Karaer, akaryakıt fiyatlarındaki artışın talep üzerinde baskılayıcı bir etki yarattığını belirterek, "Otomobil sahibi olmanın toplam maliyetini arttırıcı bir etki yarattı. Bununla birlikte havaların ısınacağı ve seyahat ihtiyaçlarının artacağı tatil sezonuna doğru yaklaşırken akaryakıt fiyatlarının talep üzerinde yarattığı baskılayıcı etki azalacaktır" dedi
SÜREÇ UZARSA SEKTÖR OLUMSUZ ETKİLENEBİLİR
Otomist Otomotiv Genel Müdürü Savaş Açıkgöz ise sıfır araçta arz sorunu olduğu için gelen otomobiller gösterime konulmadan sahiplerine teslim edildiğini, bu temponun yılın son çeyreğine kadar süreceğini ifade ederek kararın sıfır araçlar için belirgin bir hareket oluşturmayacağını ancak ikinci ele ciddi bir etkisi olacağını söyledi.
"Tüketicilerde beklenti yaratmak satın almayı her zaman erteletir" diyerek sözlerine devam eden Açıkgöz, "Bunlardan bir tanesi döviz kurlarıydı. Kurlar 18 liradan 13 liraya gerileyince herkeste fiyatlarda düşüş beklentisi oluştu.

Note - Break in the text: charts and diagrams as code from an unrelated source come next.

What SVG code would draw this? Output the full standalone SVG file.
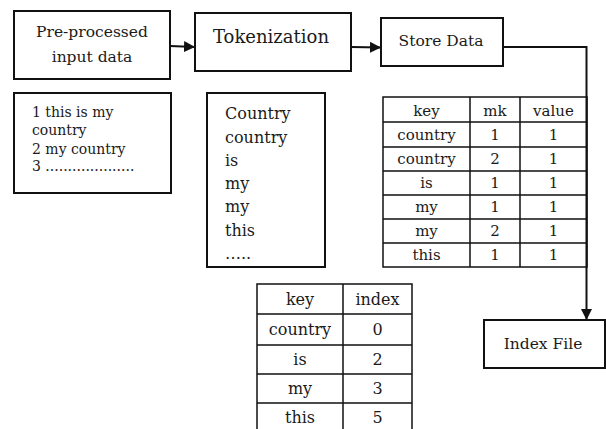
<svg xmlns="http://www.w3.org/2000/svg" width="606" height="429" viewBox="0 0 606 429">
  <style>
    .box { fill: #fff; stroke: #111; stroke-width: 2; }
    .grid { fill: none; stroke: #111; stroke-width: 1.5; }
    .wire { fill: none; stroke: #111; stroke-width: 2; }
    text { font-family: "DejaVu Serif", serif; fill: #1a1a1a; }
    .lbl { font-size: 15.5px; text-anchor: middle; }
    .big { font-size: 18px; text-anchor: middle; }
    .lst { font-size: 14px; }
    .tok { font-size: 16px; }
    .cell { font-size: 15px; text-anchor: middle; }
    .cell2 { font-size: 16px; text-anchor: middle; }
  </style>
  <defs>
    <marker id="arrow" viewBox="0 0 10 10" refX="10" refY="5" markerWidth="5.5" markerHeight="5.5" orient="auto" markerUnits="strokeWidth">
      <path d="M0,0 L10,5 L0,10 Z" fill="#111"/>
    </marker>
  </defs>
  <rect width="606" height="429" fill="#fff"/>

  <g id="connectors">
    <path class="wire" d="M170,46 L195,47" marker-end="url(#arrow)"/>
    <path class="wire" d="M351,47 L381,47.5" marker-end="url(#arrow)"/>
    <path class="wire" d="M503,47 L586.5,47 L586.5,320" marker-end="url(#arrow)"/>
  </g>

  <g id="preprocessed">
    <rect class="box" x="14" y="11" width="156" height="68"/>
    <text class="lbl" x="92" y="37">Pre-processed</text>
    <text class="lbl" x="92" y="62">input data</text>
  </g>

  <g id="tokenization">
    <rect class="box" x="195" y="13" width="156" height="58"/>
    <text class="big" x="271" y="43">Tokenization</text>
  </g>

  <g id="store-data">
    <rect class="box" x="381" y="18" width="122" height="48"/>
    <text class="lbl" x="441" y="46">Store Data</text>
  </g>

  <g id="index-file">
    <rect class="box" x="484" y="320" width="121" height="48"/>
    <text class="lbl" x="543" y="349">Index File</text>
  </g>

  <g id="input-lines">
    <rect class="box" x="14" y="93" width="157" height="100"/>
    <text class="lst" x="32" y="117">1 this is my</text>
    <text class="lst" x="32" y="135">country</text>
    <text class="lst" x="32" y="154">2 my country</text>
    <text class="lst" x="32" y="171">3 ....................</text>
  </g>

  <g id="tokens">
    <rect class="box" x="207" y="93" width="118" height="174"/>
    <text class="tok" x="225" y="119">Country</text>
    <text class="tok" x="225" y="143">country</text>
    <text class="tok" x="225" y="166">is</text>
    <text class="tok" x="225" y="189">my</text>
    <text class="tok" x="225" y="212">my</text>
    <text class="tok" x="225" y="236">this</text>
    <text class="tok" x="225" y="259">…..</text>
  </g>

  <g id="stored-table">
    <rect class="grid" x="383" y="97" width="204" height="170"/>
    <path class="grid" d="M470,97 V267 M520,97 V267 M383,122 H587 M383,147 H587 M383,171 H587 M383,195 H587 M383,219 H587 M383,243 H587"/>
    <text class="cell" x="426.5" y="116">key</text>
    <text class="cell" x="495" y="116">mk</text>
    <text class="cell" x="553.5" y="116">value</text>
    <text class="cell" x="426.5" y="140">country</text>
    <text class="cell" x="495" y="140">1</text>
    <text class="cell" x="553.5" y="140">1</text>
    <text class="cell" x="426.5" y="164">country</text>
    <text class="cell" x="495" y="164">2</text>
    <text class="cell" x="553.5" y="164">1</text>
    <text class="cell" x="426.5" y="188">is</text>
    <text class="cell" x="495" y="188">1</text>
    <text class="cell" x="553.5" y="188">1</text>
    <text class="cell" x="426.5" y="212">my</text>
    <text class="cell" x="495" y="212">1</text>
    <text class="cell" x="553.5" y="212">1</text>
    <text class="cell" x="426.5" y="236">my</text>
    <text class="cell" x="495" y="236">2</text>
    <text class="cell" x="553.5" y="236">1</text>
    <text class="cell" x="426.5" y="260">this</text>
    <text class="cell" x="495" y="260">1</text>
    <text class="cell" x="553.5" y="260">1</text>
  </g>

  <g id="index-table">
    <rect class="grid" x="257" y="284" width="155" height="150"/>
    <path class="grid" d="M343,284 V434 M257,314 H412 M257,345 H412 M257,374 H412 M257,403 H412"/>
    <text class="cell2" x="300" y="305">key</text>
    <text class="cell2" x="377.5" y="305">index</text>
    <text class="cell2" x="300" y="335">country</text>
    <text class="cell2" x="377.5" y="335">0</text>
    <text class="cell2" x="300" y="365">is</text>
    <text class="cell2" x="377.5" y="365">2</text>
    <text class="cell2" x="300" y="394">my</text>
    <text class="cell2" x="377.5" y="394">3</text>
    <text class="cell2" x="300" y="423">this</text>
    <text class="cell2" x="377.5" y="423">5</text>
  </g>
</svg>
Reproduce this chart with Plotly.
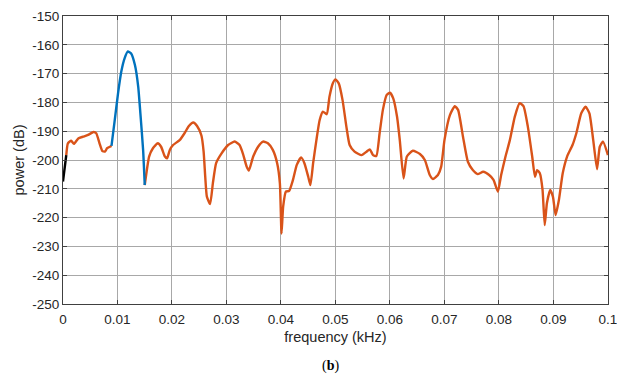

Dolayısıyla satın alma kararını erteledi. İkinci bir konu da ÖTV düzenlemesi. ÖTV baremlerinde yapılan düzenleme 70 ve 60 baremlerinin eklenmesi de tüketici de fiyatların geri geleceği algısı yarattı. Bu bareme girmeyen otomobil satın almayı düşünen tüketicilerde bile satın almayı erteletti. Çünkü fiyatların geri geleceği algısı yarattı. Burada BDDK'nın yapmış olduğu bu açıklama son derece kritik öneme sahip ve sektörün ihtiyacı olan bir konu. Ama burada şunu kaçırmamak lazım. Bu sürenin çok uzamaması gerekiyor. Çünkü kredi kullanarak otomobil alacak tüketiciler tamamen bu konuya odaklanmış durumda. Zaten ikinci el sektörü iki aydır kontak kapatmış durumda. BDDK'nın bu açıklaması kredi kullanmayacak tüketicilerde de kredi kullanma eğilimi oluşturdu. Bu süre uzarsa ikinci el sektörü olumsuz etkilenir" şeklinde konuştu.
"Burada önemli olan kritik konu kredi oranları değil vadelerin de düzeltilmesi gerekiyor. Biliyorsunuz 4 barem var. Otomobil fiyatlarının en çok olduğu barem 120-300 bin ve 300-750 bin lira. Bunlarda da 36 ay vade ile yüzde 50 kredi oranı var. 24 ay vadede ise yüzde 30 kredi var. Bu vade oranlarının minimum 48-60 ay aralığına getirilmesi gerekiyor. Oranların ise yüzde 70 ve üzerine çıkarılması gerekiyor. Bu zaten ihtiyaçtı. Uzun süredir bunu dile getiriyorduk. Umarım bu konulara düzenleme gelir. Burada kritik olan şey kararın uzamaması lazım. Bir ay, 40 gün gibi bir süreye uzarsa sektör ciddi zarar görür."
AKARYAKIT ZAMLARI 'KULLAN BIRAK' MODELİNE YÖNELTTİ
Akaryakıt fiyatlarına üst üste gelen zamların araç satışına etkisi olup olmadığı konusuna da değinen Açıkgöz, yakıt fiyatlarına gelen zamları tüketicinin otomobil alma kararını etkilediğini kaydederek, "Bu konu tüketicide satın almayı erteletmiş veya vazgeçirdi. Ama özellikle yoğun olarak otomobil kullanmayan tüketicilerin bu süreçte 'kullan bırak' modelini aktif olarak kullandıklarını düşünüyorum. Bu çok daha verimli bir model. Dolayısıyla her gün yoğun tempoda otomobile ihtiyacınız yoksa 'kullan bırak' modeli son derece efektif. Tüketicilerin de bu modele yöneldiğini düşünüyorum. Zamların üst üste geldiği geçtiğimiz haftalarda İstanbul'da trafiğin belirgin azaldığını gördük. Ancak insanlar belli bir süre sonra ihtiyaç olduğu için bu duruma alışıyor ve normal seyrine dönüyor. Satın almaya elbette etkisi var ama ne kadar olduğu bilinmiyor" ifadelerini kullandı.